This project implements a graph-based deep learning model, specifically a Graph Autoencoder (GAE), for anomaly detection on the HAIEnd 23.05 security dataset. The primary goal is to identify cyber-attacks within a realistic simulation of an industrial boiler process by modeling the system's interconnected components as a graph. This approach leverages not only the time-series data from sensors but also the underlying physical and logical structure of the system to build a more robust detection model.
The final model was trained and optimized to run efficiently on a high-performance NVIDIA A100 GPU.
This project uses the HAIEnd 23.05 dataset, which is publicly available from the official HAI repository. This dataset is unique because it provides not only time-series data from sensors but also the internal control logic and physical connection diagrams of the system.
- Source: Official HAI GitHub Repository
The core of this project is to treat the Industrial Control System (ICS) as a graph and use a Graph Neural Network to learn its normal operational behavior.
A key challenge with the dataset was that the initial graph, derived only from the control logic files, was very sparse (had few connections). This limits a GNN's ability to learn system-wide dependencies. To solve this, we created an enriched graph:
- Logical Connections: The initial graph was built by parsing the control logic diagrams (dcs_*.png) and the merged JSON file to map the flow of information between internal control blocks.
- Physical Connections: Crucially, we added new edges to the graph based on the physical connections between components, as shown in the phy_boiler.png diagram.

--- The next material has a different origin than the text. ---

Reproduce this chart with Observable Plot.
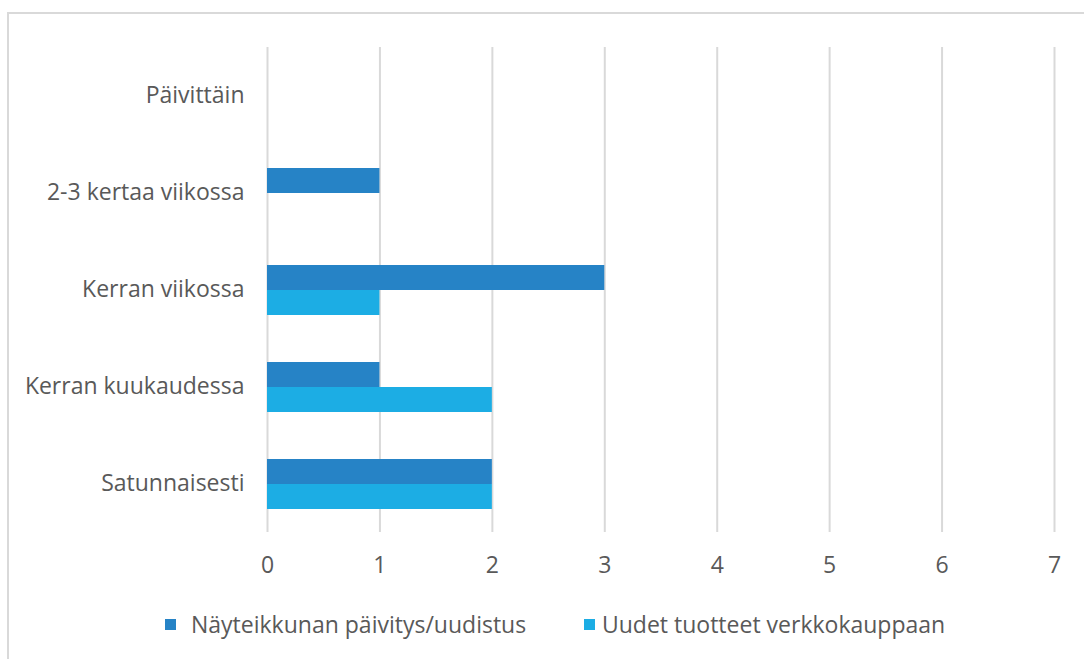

This included linking components based on the physical flow of water and heat (e.g., connecting a pump's data point to the pressure sensor of the component it feeds).
- Name Mapping: A robust name-mapping logic was developed to link the conceptual node IDs in the graph diagrams (e.g., PIT01) to their corresponding data column names in the CSV files (e.g., DM-PIT01).
- A Graph Autoencoder (GAE) with Graph Convolutional Network (GCN) layers was implemented using PyTorch and PyTorch Geometric.
- The model is unsupervised, meaning it learns the system's normal behavior without needing to see attack examples during training.
- Encoder: Two GCN layers process the graph structure and node features (time-series sequences) to create a compressed, low-dimensional latent representation of the entire system's state.
- Decoder: A simple Multi-Layer Perceptron (MLP) reconstructs the original node features from the latent representation.
- The model is trained exclusively on normal operational data. Its goal is to learn to reconstruct the system's normal state with the lowest possible error.
- An attack is detected when the model is given new data and the reconstruction error (Mean Squared Error between the input and the reconstructed output) exceeds a statistically determined threshold.
- The threshold was tuned by calculating mean(errors) + 3 * std(errors) on the training data to find an optimal balance between precision (avoiding false alarms) and recall (finding all attacks).
The final script was optimized for maximum performance on a powerful A100 GPU:
- Tensor Cores (TF32): Enabled for faster matrix calculations.
- Large Batch Size: Increased to 10000 to maximize parallelism and GPU utilization.
- Optimized Data Loading: Used num_workers and pin_memory in the DataLoader to prevent data-loading bottlenecks.
- Vectorized Model: The model's forward pass was rewritten to process entire batches in a single, highly parallel operation, eliminating slow Python loops.
-
Prerequisites: Install the necessary libraries:
pip install torch torch_geometric pandas scikit-learn matplotlib joblib -
Dataset:
- Clone the official HAI repository: git clone https://github.com/icsdataset/hai.git
- Create a dataset folder in this project's root directory.
- Move the haiend-23.05 and graph subdirectories from the cloned HAI repo into your dataset folder.
-
Run: Execute the final Python script (your_script_name.py). The script will handle data loading, training, evaluation, and will save the final model, performance report, and plots in the output directory.